W Urzędzie Gminy w Kurowie pojawił się niedawno przedstawiciel inwestora, który przekonywał mieszkańców do projektu.
- Postawienie takiej elektrowni to bardzo skomplikowane przedsięwzięcie - mówi Zbigniew Modecki, prezes firmy Baltic Wind, która reprezentuje w Polsce interesy Duńczyków z Nordeksu.
- Wymaga porozumienia się z rolnikami, lokalnymi władzami i elektrownią. Jeśli chodzi o Lubelszczyznę to w tej chwili najbardziej zaawansowane prace przy budowie prowadzimy na terenie gmin Radzyń Podlaski i Czemierniki.
Wstępnie na terenie gminy Kurów zaprojektowanych zostało sześć wiatraków. Koszt budowy jednego to ok. 4 mln euro. Wysokość słupa, na którym zostanie zamontowane urządzenie sięgnie 100 m, zaś średnica skrzydeł wiatraka wyniesie 50 m.
Elektrownie staną w pasie ziemi położonym między krajową "12” i "17” rozpoczynającym się na wysokości miejscowości Wygoda i biegnącym w stronę Brzozowej Gaci i Kurowa.

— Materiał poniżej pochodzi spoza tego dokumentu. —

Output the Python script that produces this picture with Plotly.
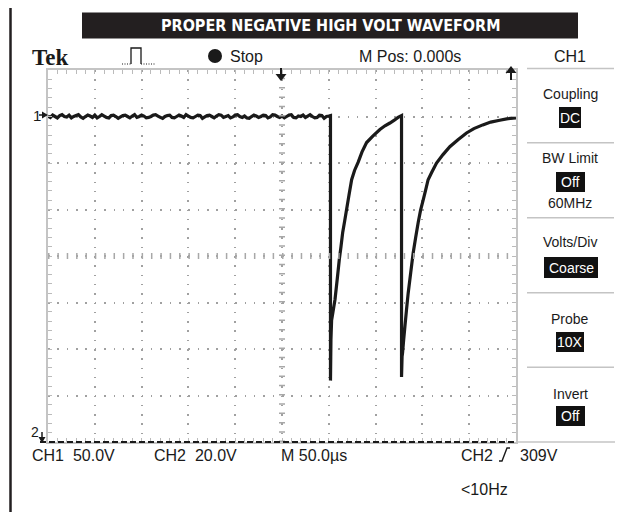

Inwestor chce wydzierżawić tam od rolników działki o powierzchni do 2 tys. mkw. Za taką właśnie, dwudziestoarową działkę dzierżawca dostanie 25 tys. zł rocznie. - Kwota będzie zwiększana co roku o wskaźnik inflacji - precyzuje Modecki.
Szef Baltic Wind zastrzegł jednocześnie, że obecna lokalizacja elektrowni może ulec zmianie. Stanie się tak, jeśli nowe badania dotyczące siły wiatrów wykażą co innego niż te przeprowadzone ostatnio.
Zainteresowani mieszkańcy dostali już do ręki umowy, które mają obowiązywać przez trzydzieści lat. To wzbudziło ich niepokój. Ale przedstawiciel inwestora uspokaja: Nie ma możliwości, żeby firma zasiedziała grunty po tym okresie. To jest opinia niezależnego notariusza.
Nordex chce zacząć budowę elektrowni w drugiej połowie 2010 roku. Do tego czasu musi uzyskać pozwolenie na budowę i ekspertyzy środowiskowe. - Na pole wejdziemy dopiero po żniwach, żeby rolnicy mogli spokojnie zebrać swoje plony - kwituje Modecki.
Żeby doszło do inwestycji na planowanym terenie kurowscy radni będą musieli jeszcze zmienić obowiązujący obecnie plan zagospodarowania przestrzennego gminy.